Discussion in 'Soils, Fertilizers and Composting' started by kimberleybc, Mar 26, 2007.

  1. kimberleybc

    kimberleybc Member

    Messages:
    1
    Likes Received:
    0
    Location:
    Kimberley, BC
    I am presently removing the lathe and plaster walls from my house. Since my yard needs building up I am considering using the plaster (lime and sand) as fill. Is this a bad idea? The existing soil is sandy/rocky. I would plan to cover the plaster with say 6 inches of the existing soil and 4 to six inches of top soil.
    Thanks for any input.
     
    Last edited: Mar 26, 2007
  2. Anne58

    Anne58 Active Member

    Messages:
    191
    Likes Received:
    0
    Location:
    Burnaby, BC
    I'm no expert but I don't think that much lime would be very good for the soil. From what I understand, plaster is very alkaline and might burn any roots that find their way down to it.

    With your soil being sandy, the plaster might move towards the surface quicker than it would in heavier clay soils, the sand particles will filter down around the pieces of plaster like it does with the rocks.

    Anne
     
  3. Ron B

    Ron B Paragon of Plants 10 Years

    Messages:
    20,649
    Likes Received:
    531
    Location:
    WA USA (Z8)
    Actually, rhododendrons grow on dolomitic lime in China because the (admittedly copious) rainfall leaches the lime away from their roots which are in the ~acidic humus and moss on top of the limestone. Theoretically, dumping topsoil on top of the rubbish and planting in it could work. The key point is probably if the alkalinity of the debris is too high, and also if the lime or other noxious components of the plaster (including gases, perhaps) would permeate the root zone or float up into it during wet periods (should drainage become impeded).
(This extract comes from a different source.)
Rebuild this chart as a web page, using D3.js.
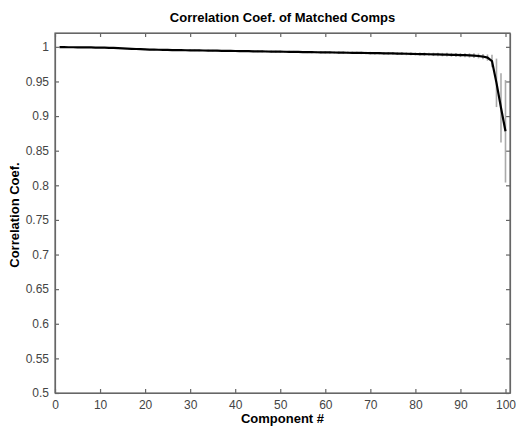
<!DOCTYPE html>
<html>
<head>
<meta charset="utf-8">
<script src="https://cdn.jsdelivr.net/npm/d3@7/dist/d3.min.js"></script>
<style>
  body { margin: 0; background: #fff; }
  #chart text { font-family: "Liberation Sans", Arial, sans-serif; }
  .axis path, .axis line { stroke: #666; stroke-width: 1.2; }
  .axis text { fill: #444; font-size: 12px; }
</style>
</head>
<body>
<div id="chart"></div>
<script>
// component numbers 1..100
var components = d3.range(1, 101);

// mean correlation coefficient per matched component
var meanCorr = [
  0.9995, 0.9995, 0.9994, 0.9994, 0.9993, 0.9993, 0.9992, 0.9991, 0.9990, 0.9989,
  0.9988, 0.9986, 0.9984, 0.9981, 0.9978, 0.9975, 0.9972, 0.9969, 0.9966, 0.9963,
  0.9961, 0.9959, 0.9958, 0.9956, 0.9955, 0.9954, 0.9953, 0.9952, 0.9951, 0.9950,
  0.9949, 0.9948, 0.9947, 0.9946, 0.9945, 0.9944, 0.9943, 0.9942, 0.9941, 0.9940,
  0.9939, 0.9938, 0.9937, 0.9936, 0.9935, 0.9934, 0.9933, 0.9932, 0.9931, 0.9930,
  0.9929, 0.9928, 0.9927, 0.9926, 0.9925, 0.9924, 0.9923, 0.9922, 0.9921, 0.9920,
  0.9919, 0.9918, 0.9917, 0.9916, 0.9915, 0.9914, 0.9913, 0.9912, 0.9911, 0.9910,
  0.9909, 0.9908, 0.9907, 0.9906, 0.9905, 0.9903, 0.9902, 0.9900, 0.9899, 0.9897,
  0.9896, 0.9894, 0.9893, 0.9891, 0.9890, 0.9888, 0.9887, 0.9885, 0.9883, 0.9881,
  0.9879, 0.9876, 0.9873, 0.9868, 0.9860, 0.9845, 0.9795, 0.9480, 0.9120, 0.8780
];

// half-length of error bar (std) per component
var stdCorr = [
  0.0004, 0.0004, 0.0004, 0.0004, 0.0004, 0.0004, 0.0005, 0.0005, 0.0005, 0.0005,
  0.0005, 0.0006, 0.0006, 0.0006, 0.0007, 0.0007, 0.0007, 0.0008, 0.0008, 0.0008,
  0.0008, 0.0008, 0.0009, 0.0009, 0.0009, 0.0009, 0.0009, 0.0010, 0.0010, 0.0010,
  0.0010, 0.0010, 0.0010, 0.0011, 0.0011, 0.0011, 0.0011, 0.0011, 0.0011, 0.0012,
  0.0012, 0.0012, 0.0012, 0.0012, 0.0012, 0.0013, 0.0013, 0.0013, 0.0013, 0.0013,
  0.0013, 0.0014, 0.0014, 0.0014, 0.0014, 0.0014, 0.0015, 0.0015, 0.0015, 0.0015,
  0.0015, 0.0016, 0.0016, 0.0016, 0.0016, 0.0017, 0.0017, 0.0017, 0.0017, 0.0018,
  0.0018, 0.0018, 0.0019, 0.0019, 0.0019, 0.0020, 0.0020, 0.0021, 0.0021, 0.0022,
  0.0022, 0.0023, 0.0023, 0.0024, 0.0025, 0.0025, 0.0026, 0.0027, 0.0028, 0.0029,
  0.0030, 0.0031, 0.0033, 0.0035, 0.0038, 0.0045, 0.0090, 0.0350, 0.0500, 0.0740
];

var xTicks = [0, 10, 20, 30, 40, 50, 60, 70, 80, 90, 100];
var yTicks = [0.5, 0.55, 0.6, 0.65, 0.7, 0.75, 0.8, 0.85, 0.9, 0.95, 1];

function init(){

    var w = 516;
    var h = 426;
    var left = 55, right = 510, top = 33, bottom = 393;

    var dataset = components.map(function(c, i) {
        return { comp: c, mean: meanCorr[i], sd: stdCorr[i] };
    });

    var xScale = d3.scaleLinear().domain([0, 101]).range([left, right]);
    var yScale = d3.scaleLinear().domain([0.5, 1.02]).range([bottom, top]);

    var svg = d3.select("#chart")
                .append("svg")
                .attr("width", w)
                .attr("height", h);

    // box with inward ticks (matlab style)
    svg.append("g")
        .attr("class", "axis")
        .attr("transform", "translate(0," + bottom + ")")
        .call(d3.axisBottom(xScale).tickValues(xTicks).tickSizeInner(-4).tickSizeOuter(0).tickPadding(7));

    svg.append("g")
        .attr("class", "axis")
        .attr("transform", "translate(0," + top + ")")
        .call(d3.axisTop(xScale).tickValues(xTicks).tickSizeInner(-4).tickSizeOuter(0).tickFormat(""));

    svg.append("g")
        .attr("class", "axis")
        .attr("transform", "translate(" + left + ",0)")
        .call(d3.axisLeft(yScale).tickValues(yTicks).tickSizeInner(-4).tickSizeOuter(0).tickPadding(6)
              .tickFormat(function(d) { return d3.format("")(+d.toFixed(2)); }));

    svg.append("g")
        .attr("class", "axis")
        .attr("transform", "translate(" + right + ",0)")
        .call(d3.axisRight(yScale).tickValues(yTicks).tickSizeInner(-4).tickSizeOuter(0).tickFormat(""));

    //error bars
    svg.selectAll("line.err")
        .data(dataset)
        .enter()
        .append("line")
        .attr("class", "err")
        .attr("x1", function(d) { return xScale(d.comp); })
        .attr("x2", function(d) { return xScale(d.comp); })
        .attr("y1", function(d) { return yScale(d.mean - d.sd); })
        .attr("y2", function(d) { return yScale(d.mean + d.sd); })
        .attr("stroke", "#aaa")
        .attr("stroke-width", 1.6);

    var line = d3.line()
                .x(function(d) { return xScale(d.comp); })
                .y(function(d) { return yScale(d.mean); });

    svg.append("path")
        .datum(dataset)
        .attr("d", line)
        .attr("fill", "none")
        .attr("stroke", "#000")
        .attr("stroke-width", 2.2);

    // the axis lines
    svg.append("rect")
        .attr("x", left).attr("y", top)
        .attr("width", right - left).attr("height", bottom - top)
        .attr("fill", "none").attr("stroke", "#666").attr("stroke-width", 1.2);

    svg.append("text")
        .attr("x", (left + right) / 2)
        .attr("y", 22)
        .attr("text-anchor", "middle")
        .style("font-size", "13px")
        .style("font-weight", "bold")
        .text("Correlation Coef. of Matched Comps");

    svg.append("text")
        .attr("x", (left + right) / 2)
        .attr("y", 423)
        .attr("text-anchor", "middle")
        .style("font-size", "13px")
        .style("font-weight", "bold")
        .text("Component #");

    svg.append("text")
        .attr("transform", "translate(19,215) rotate(-90)")
        .attr("text-anchor", "middle")
        .style("font-size", "13px")
        .style("font-weight", "bold")
        .text("Correlation Coef.");
}
window.onload = init;
</script>
</body>
</html>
    Probably it wouldn't matter if you were throwing it into a pit and then putting several feet of soil over the top, but a layer as shallow as you have described I'm not sure about.

    There is also the matter of what effect the rubbish might have on ground water or other nearby features, if any, and if there are regulations concerning the proper disposal of such material.
     
  4. Chuck White

    Chuck White Active Member

    Messages:
    333
    Likes Received:
    1
    Location:
    Florida,USA
    I really think that you might be creating a "lime-sink", but, of course it would depend upon just how much lime was involved. You did state "your house" so that tells me you are talking about not just one room. That is quite a bit of lime to expect nature to neutralize over any realistic period of time. And you taking responsibility to acidify the soil at any reasonable rate is having you assume a large and necessary burden on top of everything else you might have going. I would vote for the least amount of hassle, and have your 'destruct' house waste hauled and be done with it.
     
  5. chuckrkc

    chuckrkc Active Member

    Messages:
    130
    Likes Received:
    0
    Location:
    Kansas City, Mo.
    I think it is a good way to dispose of the material.

    With the moisture in the soil, plaster will quickly break up into sand. I don't think there aren't inert gases to be concerned about. Also, remember there is much more gypsum in plaster than lime and that is very thin. You just put enough lime in to make it trowel well. I have troweled many a wall. If there is much lime, it is in the lime-coat smooth finish. I am assuming the house is vintage, since few house have been plastered since the 1950s.

    The more soil on top, the better. I think plant roots tend to stop when they hit a change in soil media. If you build a raised bed, for instance, a good layer of sand on the bottom slows down roots reaching down and tree roots reaching up.